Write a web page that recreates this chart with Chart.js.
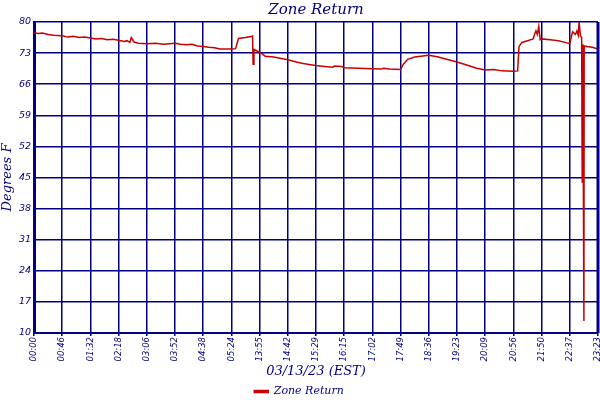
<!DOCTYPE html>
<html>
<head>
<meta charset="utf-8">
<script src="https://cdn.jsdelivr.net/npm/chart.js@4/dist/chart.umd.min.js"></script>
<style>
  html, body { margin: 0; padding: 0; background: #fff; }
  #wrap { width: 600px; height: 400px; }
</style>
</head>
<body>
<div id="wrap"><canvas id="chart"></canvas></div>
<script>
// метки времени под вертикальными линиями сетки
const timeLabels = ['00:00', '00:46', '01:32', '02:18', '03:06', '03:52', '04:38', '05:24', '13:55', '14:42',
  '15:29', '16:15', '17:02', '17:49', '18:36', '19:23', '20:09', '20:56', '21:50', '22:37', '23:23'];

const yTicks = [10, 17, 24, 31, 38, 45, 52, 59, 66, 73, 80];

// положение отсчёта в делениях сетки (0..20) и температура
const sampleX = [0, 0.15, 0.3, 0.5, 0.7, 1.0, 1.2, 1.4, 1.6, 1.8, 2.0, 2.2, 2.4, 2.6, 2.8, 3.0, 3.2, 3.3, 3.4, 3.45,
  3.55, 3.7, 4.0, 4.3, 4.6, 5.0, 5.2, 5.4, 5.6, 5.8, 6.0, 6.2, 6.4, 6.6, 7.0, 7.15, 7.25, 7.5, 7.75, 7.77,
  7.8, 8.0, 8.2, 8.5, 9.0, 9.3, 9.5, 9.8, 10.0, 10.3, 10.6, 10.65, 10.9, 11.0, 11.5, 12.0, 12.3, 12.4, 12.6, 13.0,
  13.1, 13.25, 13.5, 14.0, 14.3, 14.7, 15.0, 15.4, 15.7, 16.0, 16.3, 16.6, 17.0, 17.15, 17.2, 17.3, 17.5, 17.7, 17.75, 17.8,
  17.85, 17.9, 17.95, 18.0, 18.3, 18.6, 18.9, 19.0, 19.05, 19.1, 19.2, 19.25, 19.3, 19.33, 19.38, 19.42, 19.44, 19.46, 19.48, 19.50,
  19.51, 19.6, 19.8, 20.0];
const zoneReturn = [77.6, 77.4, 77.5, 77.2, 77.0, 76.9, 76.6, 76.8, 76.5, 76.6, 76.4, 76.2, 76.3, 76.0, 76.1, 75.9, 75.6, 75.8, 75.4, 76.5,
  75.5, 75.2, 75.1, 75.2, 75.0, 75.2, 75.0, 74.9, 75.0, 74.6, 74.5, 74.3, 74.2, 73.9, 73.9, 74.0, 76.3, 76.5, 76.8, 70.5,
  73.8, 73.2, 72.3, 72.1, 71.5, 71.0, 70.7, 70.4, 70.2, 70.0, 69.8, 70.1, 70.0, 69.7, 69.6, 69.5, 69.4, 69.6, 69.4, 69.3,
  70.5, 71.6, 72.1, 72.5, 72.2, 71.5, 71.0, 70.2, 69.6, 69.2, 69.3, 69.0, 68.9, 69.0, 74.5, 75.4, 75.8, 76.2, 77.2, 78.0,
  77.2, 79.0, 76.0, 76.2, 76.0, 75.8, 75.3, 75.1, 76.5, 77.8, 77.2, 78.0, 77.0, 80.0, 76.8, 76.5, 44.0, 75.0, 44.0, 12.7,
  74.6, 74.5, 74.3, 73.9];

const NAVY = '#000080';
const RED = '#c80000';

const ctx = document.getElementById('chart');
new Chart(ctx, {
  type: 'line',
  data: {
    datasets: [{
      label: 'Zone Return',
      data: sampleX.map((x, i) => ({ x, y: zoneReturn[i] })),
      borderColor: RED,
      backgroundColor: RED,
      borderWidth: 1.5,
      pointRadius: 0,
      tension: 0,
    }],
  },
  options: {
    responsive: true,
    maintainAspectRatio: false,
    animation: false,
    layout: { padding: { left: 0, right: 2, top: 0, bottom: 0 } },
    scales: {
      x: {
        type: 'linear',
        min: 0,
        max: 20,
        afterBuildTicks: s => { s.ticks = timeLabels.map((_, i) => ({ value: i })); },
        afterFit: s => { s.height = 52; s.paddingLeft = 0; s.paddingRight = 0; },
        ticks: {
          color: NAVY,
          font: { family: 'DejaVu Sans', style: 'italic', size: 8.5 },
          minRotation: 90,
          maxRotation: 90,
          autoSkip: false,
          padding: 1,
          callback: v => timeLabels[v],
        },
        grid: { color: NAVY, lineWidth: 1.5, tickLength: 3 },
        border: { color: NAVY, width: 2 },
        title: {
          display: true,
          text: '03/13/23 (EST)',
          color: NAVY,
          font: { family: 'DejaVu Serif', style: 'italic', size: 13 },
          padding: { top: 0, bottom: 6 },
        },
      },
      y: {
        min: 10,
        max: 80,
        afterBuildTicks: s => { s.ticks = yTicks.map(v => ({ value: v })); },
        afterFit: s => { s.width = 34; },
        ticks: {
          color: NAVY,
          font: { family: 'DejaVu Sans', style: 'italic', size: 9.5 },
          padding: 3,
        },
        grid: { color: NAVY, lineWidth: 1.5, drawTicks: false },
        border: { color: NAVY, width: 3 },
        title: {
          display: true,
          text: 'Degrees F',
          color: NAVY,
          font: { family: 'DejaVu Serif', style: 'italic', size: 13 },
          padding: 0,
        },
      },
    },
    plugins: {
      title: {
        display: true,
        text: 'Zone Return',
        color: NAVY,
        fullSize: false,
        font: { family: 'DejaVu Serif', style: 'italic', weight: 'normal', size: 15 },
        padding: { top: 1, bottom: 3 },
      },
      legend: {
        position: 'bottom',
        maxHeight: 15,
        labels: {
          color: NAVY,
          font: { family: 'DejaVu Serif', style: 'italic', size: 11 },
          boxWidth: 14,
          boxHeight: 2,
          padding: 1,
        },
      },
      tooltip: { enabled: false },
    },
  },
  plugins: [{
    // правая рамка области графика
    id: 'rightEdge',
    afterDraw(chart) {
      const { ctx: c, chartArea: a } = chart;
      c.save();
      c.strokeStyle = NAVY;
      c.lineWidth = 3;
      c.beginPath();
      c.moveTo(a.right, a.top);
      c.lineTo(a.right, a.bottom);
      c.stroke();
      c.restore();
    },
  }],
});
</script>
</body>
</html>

******

**YOUR OBJECTIVE:** Replicate the material above verbatim; images stay out of the copy.

**TASK RESULT:**
Write a web page that recreates this chart with Chart.js.
<!DOCTYPE html>
<html>
<head>
<meta charset="utf-8">
<script src="https://cdn.jsdelivr.net/npm/chart.js@4/dist/chart.umd.min.js"></script>
<style>
  html, body { margin: 0; padding: 0; background: #fff; }
  #wrap { width: 600px; height: 400px; }
</style>
</head>
<body>
<div id="wrap"><canvas id="chart"></canvas></div>
<script>
// метки времени под вертикальными линиями сетки
const timeLabels = ['00:00', '00:46', '01:32', '02:18', '03:06', '03:52', '04:38', '05:24', '13:55', '14:42',
  '15:29', '16:15', '17:02', '17:49', '18:36', '19:23', '20:09', '20:56', '21:50', '22:37', '23:23'];

const yTicks = [10, 17, 24, 31, 38, 45, 52, 59, 66, 73, 80];

// положение отсчёта в делениях сетки (0..20) и температура
const sampleX = [0, 0.15, 0.3, 0.5, 0.7, 1.0, 1.2, 1.4, 1.6, 1.8, 2.0, 2.2, 2.4, 2.6, 2.8, 3.0, 3.2, 3.3, 3.4, 3.45,
  3.55, 3.7, 4.0, 4.3, 4.6, 5.0, 5.2, 5.4, 5.6, 5.8, 6.0, 6.2, 6.4, 6.6, 7.0, 7.15, 7.25, 7.5, 7.75, 7.77,
  7.8, 8.0, 8.2, 8.5, 9.0, 9.3, 9.5, 9.8, 10.0, 10.3, 10.6, 10.65, 10.9, 11.0, 11.5, 12.0, 12.3, 12.4, 12.6, 13.0,
  13.1, 13.25, 13.5, 14.0, 14.3, 14.7, 15.0, 15.4, 15.7, 16.0, 16.3, 16.6, 17.0, 17.15, 17.2, 17.3, 17.5, 17.7, 17.75, 17.8,
  17.85, 17.9, 17.95, 18.0, 18.3, 18.6, 18.9, 19.0, 19.05, 19.1, 19.2, 19.25, 19.3, 19.33, 19.38, 19.42, 19.44, 19.46, 19.48, 19.50,
  19.51, 19.6, 19.8, 20.0];
const zoneReturn = [77.6, 77.4, 77.5, 77.2, 77.0, 76.9, 76.6, 76.8, 76.5, 76.6, 76.4, 76.2, 76.3, 76.0, 76.1, 75.9, 75.6, 75.8, 75.4, 76.5,
  75.5, 75.2, 75.1, 75.2, 75.0, 75.2, 75.0, 74.9, 75.0, 74.6, 74.5, 74.3, 74.2, 73.9, 73.9, 74.0, 76.3, 76.5, 76.8, 70.5,
  73.8, 73.2, 72.3, 72.1, 71.5, 71.0, 70.7, 70.4, 70.2, 70.0, 69.8, 70.1, 70.0, 69.7, 69.6, 69.5, 69.4, 69.6, 69.4, 69.3,
  70.5, 71.6, 72.1, 72.5, 72.2, 71.5, 71.0, 70.2, 69.6, 69.2, 69.3, 69.0, 68.9, 69.0, 74.5, 75.4, 75.8, 76.2, 77.2, 78.0,
  77.2, 79.0, 76.0, 76.2, 76.0, 75.8, 75.3, 75.1, 76.5, 77.8, 77.2, 78.0, 77.0, 80.0, 76.8, 76.5, 44.0, 75.0, 44.0, 12.7,
  74.6, 74.5, 74.3, 73.9];

const NAVY = '#000080';
const RED = '#c80000';

const ctx = document.getElementById('chart');
new Chart(ctx, {
  type: 'line',
  data: {
    datasets: [{
      label: 'Zone Return',
      data: sampleX.map((x, i) => ({ x, y: zoneReturn[i] })),
      borderColor: RED,
      backgroundColor: RED,
      borderWidth: 1.5,
      pointRadius: 0,
      tension: 0,
    }],
  },
  options: {
    responsive: true,
    maintainAspectRatio: false,
    animation: false,
    layout: { padding: { left: 0, right: 2, top: 0, bottom: 0 } },
    scales: {
      x: {
        type: 'linear',
        min: 0,
        max: 20,
        afterBuildTicks: s => { s.ticks = timeLabels.map((_, i) => ({ value: i })); },
        afterFit: s => { s.height = 52; s.paddingLeft = 0; s.paddingRight = 0; },
        ticks: {
          color: NAVY,
          font: { family: 'DejaVu Sans', style: 'italic', size: 8.5 },
          minRotation: 90,
          maxRotation: 90,
          autoSkip: false,
          padding: 1,
          callback: v => timeLabels[v],
        },
        grid: { color: NAVY, lineWidth: 1.5, tickLength: 3 },
        border: { color: NAVY, width: 2 },
        title: {
          display: true,
          text: '03/13/23 (EST)',
          color: NAVY,
          font: { family: 'DejaVu Serif', style: 'italic', size: 13 },
          padding: { top: 0, bottom: 6 },
        },
      },
      y: {
        min: 10,
        max: 80,
        afterBuildTicks: s => { s.ticks = yTicks.map(v => ({ value: v })); },
        afterFit: s => { s.width = 34; },
        ticks: {
          color: NAVY,
          font: { family: 'DejaVu Sans', style: 'italic', size: 9.5 },
          padding: 3,
        },
        grid: { color: NAVY, lineWidth: 1.5, drawTicks: false },
        border: { color: NAVY, width: 3 },
        title: {
          display: true,
          text: 'Degrees F',
          color: NAVY,
          font: { family: 'DejaVu Serif', style: 'italic', size: 13 },
          padding: 0,
        },
      },
    },
    plugins: {
      title: {
        display: true,
        text: 'Zone Return',
        color: NAVY,
        fullSize: false,
        font: { family: 'DejaVu Serif', style: 'italic', weight: 'normal', size: 15 },
        padding: { top: 1, bottom: 3 },
      },
      legend: {
        position: 'bottom',
        maxHeight: 15,
        labels: {
          color: NAVY,
          font: { family: 'DejaVu Serif', style: 'italic', size: 11 },
          boxWidth: 14,
          boxHeight: 2,
          padding: 1,
        },
      },
      tooltip: { enabled: false },
    },
  },
  plugins: [{
    // правая рамка области графика
    id: 'rightEdge',
    afterDraw(chart) {
      const { ctx: c, chartArea: a } = chart;
      c.save();
      c.strokeStyle = NAVY;
      c.lineWidth = 3;
      c.beginPath();
      c.moveTo(a.right, a.top);
      c.lineTo(a.right, a.bottom);
      c.stroke();
      c.restore();
    },
  }],
});
</script>
</body>
</html>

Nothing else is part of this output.